Entirely true. However, I am also a materialist, so I’ve already been using a slightly broader definition of “religion” to base my rejecting on. There are, of course, some that I reject less strongly than others because they include fewer of the elements that I disagree with. I won’t enumerate those elements here because there’s no room in this thread for that.
Oh, and I’m definitely a Roman Catholic atheist.
Mostly joking. But most of the “joking” part is that homophones are a problem.
The only languages that I know more than five words of that have more homophones than English are Chinese and Japanese, and they’re famous for it.
And English does have many nontechnical words which have the same spelling but different meanings and pronunciations (homographs).
I will read a book, I have read a book. To lead. A lead pencil.
And then there are the countless verb-noun pairs which are spelled the same, and sometimes stressed differently. Sometimes depending on your regional variant.
And I only noticed how many homonyms (different meaning, same spelling, same pronunciation) there are in English when I found a Japanese-English vocabulary list online. It was just a lot more confusing and ambiguous than a Japanese-German one.
But no, I don’t consider it a “problem”, and I know that there are many other languages that show the same properties.
Yikes. A spanking?
I’m no parent myself, but as a scout master (in Austria) I’ve been in charge of more than one ten-year-old in public. And for most values of XYZ that would have merited a mild talking-to. Had I spanked any of them, I’d probably be in prison right now. And had I learned of parents spanking their kids for using bad words in public, I would have called Child Protective Services. But that’s a different decade and a different country from your childhood (you are over 20, right?).
And to avoid misunderstandings: I don’t want to accuse your parents of doing anything wrong, I just want to underline the message that America really is more sensitive to children using bad words than many other cultures.
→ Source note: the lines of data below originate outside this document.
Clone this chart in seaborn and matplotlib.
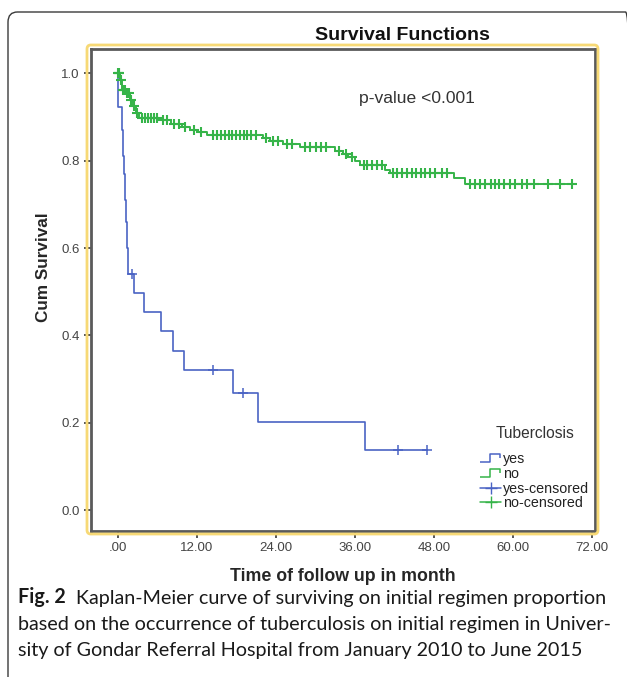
import numpy as np
import seaborn as sns
import matplotlib.pyplot as plt
from matplotlib.lines import Line2D
from matplotlib.path import Path
from matplotlib.patches import FancyBboxPatch

# Kaplan-Meier steps (months, cumulative survival)
yes_time = [0, 0.05, 0.55, 0.7, 0.85, 1.0, 1.15, 1.3, 1.45, 2.45, 4.0, 6.5, 8.3, 10.0, 17.4, 21.2, 37.5, 46.9]
yes_surv = [1.0, 0.924, 0.87, 0.81, 0.77, 0.71, 0.66, 0.60, 0.54, 0.498, 0.454, 0.41, 0.365, 0.321, 0.267, 0.202, 0.137, 0.137]
yes_censor = [2.2, 14.4, 19.0, 42.5, 46.9]

no_time = [0, 0.3, 0.6, 1.2, 1.8, 2.3, 2.7, 3.2, 6.5, 8.0, 9.7, 11.0, 12.2, 13.5, 22.0, 23.1, 25.0, 27.7,
           33.0, 34.2, 35.0, 36.0, 36.8, 40.6, 41.3, 51.0, 52.7, 69.2]
no_surv = [1.0, 0.985, 0.962, 0.955, 0.94, 0.925, 0.91, 0.898, 0.893, 0.885, 0.878, 0.87, 0.866, 0.859,
           0.852, 0.846, 0.838, 0.831, 0.823, 0.815, 0.808, 0.80, 0.79, 0.78, 0.773, 0.76, 0.746, 0.746]
no_censor = [0.0, 0.1, 0.2, 0.4, 0.7, 0.9, 1.1, 1.4, 1.6, 2.0, 2.4, 2.9, 3.6, 4.1, 4.6, 5.0, 5.5, 6.0, 6.8,
             7.4, 8.5, 9.3, 10.2, 11.5, 12.6, 14.5, 15.0, 15.6, 16.2, 16.8, 17.3, 17.9, 18.5, 19.1, 19.6,
             20.2, 21.0, 22.5, 23.6, 24.3, 25.6, 26.5, 28.4, 29.2, 30.1, 30.8, 31.6, 33.6, 34.6, 35.5,
             37.3, 37.9, 38.6, 39.3, 40.1, 41.8, 42.4, 43.2, 43.9, 44.6, 45.2, 46.0, 46.7, 47.4, 48.2,
             49.2, 50.0, 53.5, 54.3, 55.0, 55.8, 56.6, 57.2, 57.9, 58.6, 59.5, 60.3, 61.3, 62.1, 63.2,
             65.3, 67.2, 69.0]

x_ticks = [0, 12, 24, 36, 48, 60, 72]
x_labels = ['.00', '12.00', '24.00', '36.00', '48.00', '60.00', '72.00']
y_ticks = [0.0, 0.2, 0.4, 0.6, 0.8, 1.0]

BLUE = '#4a63c4'
GREEN = '#36b449'


def at_step(times, surv, pts):
    idx = np.searchsorted(times, pts, side='right') - 1
    return np.asarray(surv)[idx]


sns.set_style('white')
plt.rcParams['font.family'] = ['Liberation Sans', 'DejaVu Sans']

fig = plt.figure(figsize=(6.27, 6.77), dpi=100)
W, H = 627, 677

# outer page frame and the yellow chart frame
fig.patches.append(FancyBboxPatch((8 / W, -0.05), 1.0, 1 - 12 / H + 0.05,
                                  boxstyle='round,pad=0,rounding_size=0.015',
                                  transform=fig.transFigure, fill=False,
                                  edgecolor='#3a3a3a', linewidth=1.0))
fig.patches.append(FancyBboxPatch((87 / W, 1 - 534 / H), (598 - 87) / W, (534 - 45) / H,
                                  boxstyle='round,pad=0,rounding_size=0.006',
                                  transform=fig.transFigure, fill=False,
                                  edgecolor='#f7d976', linewidth=2.0))

ax = fig.add_axes([91 / W, 1 - 531 / H, (595 - 91) / W, (531 - 49) / H])

sns.lineplot(x=yes_time, y=yes_surv, ax=ax, color=BLUE, linewidth=1.2,
             drawstyle='steps-post', estimator=None, sort=False)
sns.lineplot(x=no_time, y=no_surv, ax=ax, color=GREEN, linewidth=1.4,
             drawstyle='steps-post', estimator=None, sort=False)
sns.scatterplot(x=yes_censor, y=at_step(yes_time, yes_surv, yes_censor), ax=ax,
                marker='+', s=60, color=BLUE, linewidth=1.1, zorder=3)
sns.scatterplot(x=no_censor, y=at_step(no_time, no_surv, no_censor), ax=ax,
                marker='+', s=60, color=GREEN, linewidth=1.5, zorder=3)

ax.set_xlim(-4.1, 72.46)
ax.set_ylim(-0.048, 1.056)
ax.set_xticks(x_ticks)
ax.set_xticklabels(x_labels)
ax.set_yticks(y_ticks)
ax.set_yticklabels([f'{v:.1f}' for v in y_ticks])
ax.tick_params(axis='both', labelsize=9.5, labelcolor='#444444', length=5, width=1.4,
               color='#555555', direction='out', bottom=True, left=True, pad=3)
for s in ax.spines.values():
    s.set_color('#5a5a5a')
    s.set_linewidth(2.0)

ax.set_xlabel('Time of follow up in month', fontsize=12.8, fontweight='bold', labelpad=10)
ax.set_ylabel('Cum Survival', fontsize=12.3, fontweight='bold')
ax.yaxis.set_label_coords((51 - 91) / 504, (531 - 267) / 482)
fig.text(402 / W, 1 - 36 / H, 'Survival Functions', fontsize=14, fontweight='bold',
         ha='center', va='center', color='#111111')
ax.text(417 / W, 1 - 99 / H, 'p-value <0.001', transform=fig.transFigure, fontsize=12.6,
        ha='center', va='center', color='#333333')

# legend with step glyphs
step = Path([(-1.0, -0.35), (-0.1, -0.35), (-0.1, 0.35), (0.8, 0.35), (0.8, 0.0)])
handles = [
    Line2D([], [], color=BLUE, marker=step, markersize=16, linestyle='none',
           markerfacecolor='none', markeredgewidth=1.1),
    Line2D([], [], color=GREEN, marker=step, markersize=16, linestyle='none',
           markerfacecolor='none', markeredgewidth=1.1),
    Line2D([], [], color=BLUE, marker='+', markersize=9, linewidth=1.1),
    Line2D([], [], color=GREEN, marker='+', markersize=9, linewidth=1.1),
]
leg = fig.legend(handles, ['yes', 'no', 'yes-censored', 'no-censored'], title='Tuberclosis',
                 loc='upper left', bbox_to_anchor=(470 / W, 1 - 416 / H), frameon=False,
                 fontsize=10.3, title_fontsize=11.2, handlelength=1.5, handletextpad=0.1,
                 labelspacing=0.05, borderpad=0.2)
leg.get_title().set_color('#333333')
for t in leg.get_texts():
    t.set_color('#222222')
leg._legend_box.sep = 8

# caption
cap = {'fontsize': 14.2, 'family': ['Lato', 'DejaVu Sans'], 'color': '#1a1a1a'}
t1 = fig.text(18 / W, 1 - 607 / H, 'Fig. 2', fontweight='bold', va='bottom', **cap)
fig.add_artist(plt.Annotation('  Kaplan-Meier curve of surviving on initial regimen proportion',
                              xy=(1, 0), xycoords=t1, va='bottom', **cap))
fig.text(18 / W, 1 - 633 / H, 'based on the occurrence of tuberculosis on initial regimen in Univer-',
         va='bottom', **cap)
fig.text(18 / W, 1 - 659 / H, 'sity of Gondar Referral Hospital from January 2010 to June 2015',
         va='bottom', **cap)

fig.savefig('out.png', dpi=100)
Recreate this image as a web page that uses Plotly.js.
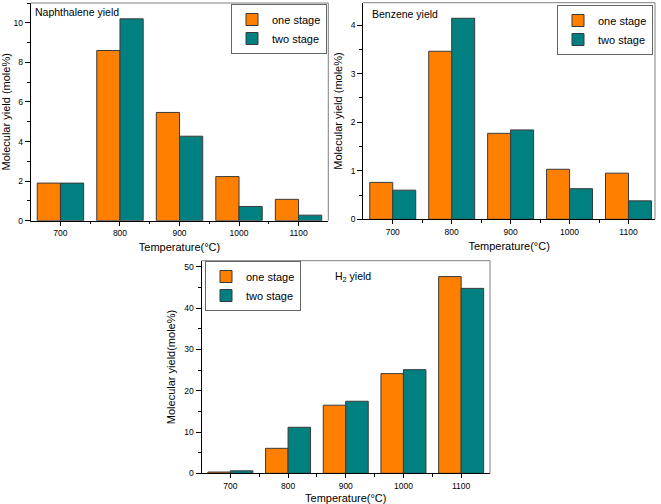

I’m not selling that. All I’m selling is that parents who attend a Trump rally are pretty likely to express the same opinion, using the same words. And I don’t expect parents to prevent their children from saying things that they might say themselves. I don’t expect parents who support Trump to recognize calling Clinton a bitch is “the worst of their politics”.
I consider it unfair towards the ten-year-old in question that a fuss is being made about him specifically doing what thousands of the adults at Trump rallies have also been doing. And his mother made the right call when she kept the media away from him and defended him.
We don’t know what she told her son — maybe he got that talking to, maybe she told him that she agreed with him.